The GMC has acknowledged that a doctor’s apology is not an admission of guilt, Pulse reported in a new exclusive.
The GMC had previously suggested to a Medical Practitioners Tribunal Service (MPTS) fitness-to-practise tribunal that a doctor’s apology to a patient was an admission of guilt.
A Trust locum doctor, Dr Nithya Santhanalakshmi Shunmugavel Pandian, was suspended for two months following a tribunal in 2019. The GMC alleged that when Dr Pandian had apologised to the patient, her apology only made sense as an admission of guilt.
On 1 June GMC acknowledged to Pulse that its ethical guidance ‘is clear that a doctor apologising to a patient does not mean that they are admitting legal liability’ and it will make its legal representatives aware of this ‘for future cases’. The GMC’s own ethical guidance states ‘apologising to a patient does not mean that you are admitting legal liability for what has happened’.
GPs responding to NASGP’s 2023 survey warned that workforce pressures were affecting their willingness to do patient-facing work.
- One GP reported that their top priority was ‘developing a non-patient-facing workstream so I can reduce my clinical commitments…. keep my income up and exposure to clinical work down’.
- Another reported working two days a week in a community hospice just to escape the 10-minute mandate on appointment times common in many practices.
Last month an MPS survey found that almost half of respondents said fear of being investigated due to incidents arising from staff shortages was affecting their mental health.
Dr Richard Fieldhouse, NASGP chair, said: “I’m really glad to see that the GMC has clarified that a doctor’s apology does not equate to an admission of guilt.
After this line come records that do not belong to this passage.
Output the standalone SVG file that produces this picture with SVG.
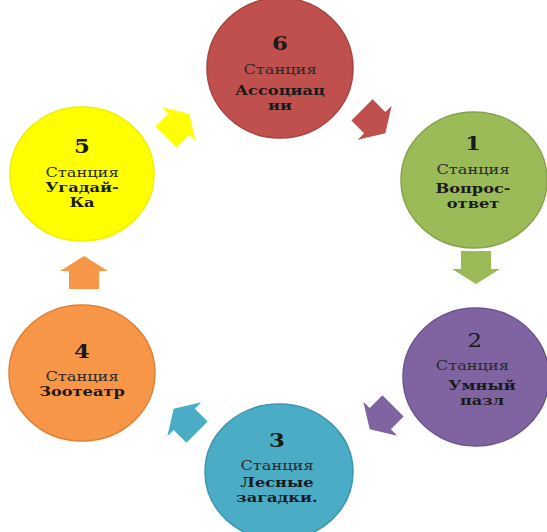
<svg xmlns="http://www.w3.org/2000/svg" width="547" height="532" viewBox="0 0 547 532">
<defs>
<style>
.num{font-family:"DejaVu Serif","Liberation Serif",serif;font-size:19px;font-weight:bold;fill:#1a1a1a;text-anchor:middle}
.numr{font-family:"DejaVu Serif","Liberation Serif",serif;font-size:19px;font-weight:normal;fill:#1a1a1a;text-anchor:middle}
.st{font-family:"DejaVu Serif","Liberation Serif",serif;font-size:13.5px;fill:#2a2a2a;text-anchor:middle}
.nm{font-family:"DejaVu Serif","Liberation Serif",serif;font-size:13.5px;font-weight:bold;fill:#1a1a1a;text-anchor:middle}
</style>
<polygon id="arr" points="-17,-15 1,-15 1,-24 16,0 1,24 1,15 -17,15"/>
</defs>
<rect width="547" height="532" fill="#ffffff"/>
<g id="connectors">
<use href="#arr" transform="translate(178,125) rotate(-45)" fill="#FFFF00"/>
<use href="#arr" transform="translate(374,122) rotate(45)" fill="#C0504D"/>
<use href="#arr" transform="translate(476,268) rotate(90)" fill="#9BBB59"/>
<use href="#arr" transform="translate(381,418) rotate(135)" fill="#8064A2"/>
<use href="#arr" transform="translate(185,420) rotate(-135)" fill="#4BACC6"/>
<use href="#arr" transform="translate(84,272) rotate(-90)" fill="#F79646"/>
</g>
<g id="node6">
<ellipse cx="280" cy="68" rx="73" ry="70" fill="#C0504D" stroke="#A8423F" stroke-width="1.5"/>
<g transform="translate(280,0) scale(1.2,1)">
<text class="num" x="0" y="50">6</text>
<text class="st" x="0" y="74">Станция</text>
<text class="nm" x="0" y="95">Ассоциац</text>
<text class="nm" x="0" y="110">ии</text>
</g>
</g>
<g id="node1">
<ellipse cx="474" cy="180" rx="73" ry="68" fill="#9BBB59" stroke="#86A34A" stroke-width="1.5"/>
<g transform="translate(473,0) scale(1.2,1)">
<text class="num" x="0" y="150">1</text>
<text class="st" x="0" y="174">Станция</text>
<text class="nm" x="0" y="193">Вопрос-</text>
<text class="nm" x="0" y="208">ответ</text>
</g>
</g>
<g id="node2">
<ellipse cx="476" cy="377" rx="73" ry="69" fill="#8064A2" stroke="#6C528C" stroke-width="1.5"/>
<g transform="translate(476,0) scale(1.2,1)">
<text class="numr" x="-1" y="347">2</text>
<text class="st" x="-3" y="370">Станция</text>
<text class="nm" x="5" y="390">Умный</text>
<text class="nm" x="5" y="405">пазл</text>
</g>
</g>
<g id="node3">
<ellipse cx="279" cy="472" rx="74" ry="68" fill="#4BACC6" stroke="#3C96AE" stroke-width="1.5"/>
<g transform="translate(277,0) scale(1.2,1)">
<text class="num" x="0" y="447">3</text>
<text class="st" x="0" y="470">Станция</text>
<text class="nm" x="0" y="487">Лесные</text>
<text class="nm" x="0" y="502">загадки.</text>
</g>
</g>
<g id="node4">
<ellipse cx="82" cy="373" rx="73" ry="68" fill="#F79646" stroke="#DE8035" stroke-width="1.5"/>
<g transform="translate(82,0) scale(1.2,1)">
<text class="num" x="0" y="358">4</text>
<text class="st" x="0" y="381">Станция</text>
<text class="nm" x="0" y="396">Зоотеатр</text>
</g>
</g>
<g id="node5">
<ellipse cx="82" cy="174" rx="72" ry="67" fill="#FFFF00" stroke="#F0F000" stroke-width="1.5"/>
<g transform="translate(82,0) scale(1.2,1)">
<text class="num" x="0" y="153">5</text>
<text class="st" x="0" y="177">Станция</text>
<text class="nm" x="0" y="192">Угадай-</text>
<text class="nm" x="0" y="207">Ка</text>
</g>
</g>
</svg>
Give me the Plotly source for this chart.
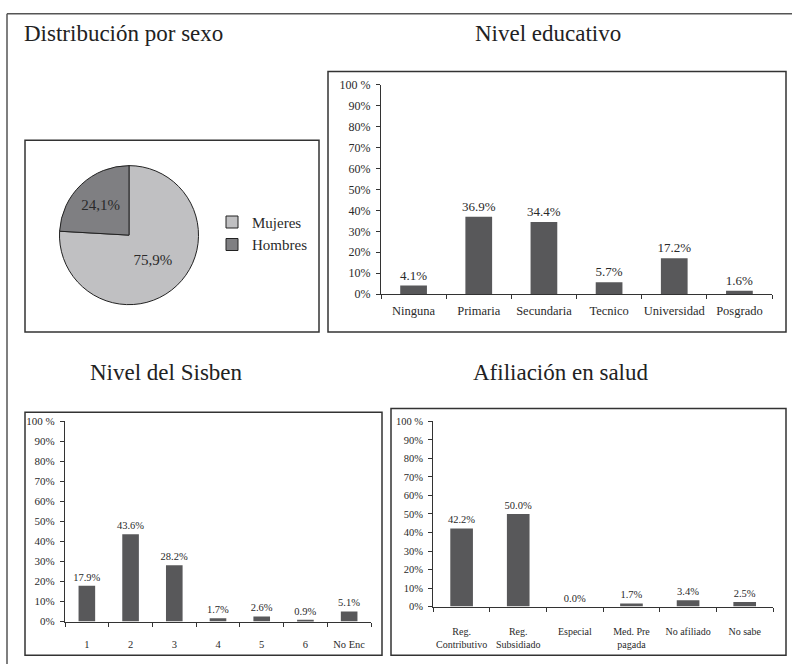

This clarification will likely boost GPs’ confidence in the GMC, especially as we continue to grapple with the challenges posed by a shrinking GP workforce and increased patient demand. It is crucial for GPs to feel secure in providing the best possible care, and being able to respond empathetically with a heartfelt apology when hearing of a patient’s distress, without fearing legal entanglements or punitive actions.
“The stress resulting from complaints and the looming threat of investigation can have a significant impact on GPs’ mental health, as evidenced in our recent survey. As a GP Locum Chambers Lead, I have personally witnessed the benefits of supporting GP locums under GMC investigation, providing them with protection and reducing the damage caused by a GMC investigation. Being part of a collective that provides peer support can greatly alleviate the stress and vulnerability experienced by GPs during these challenging times.”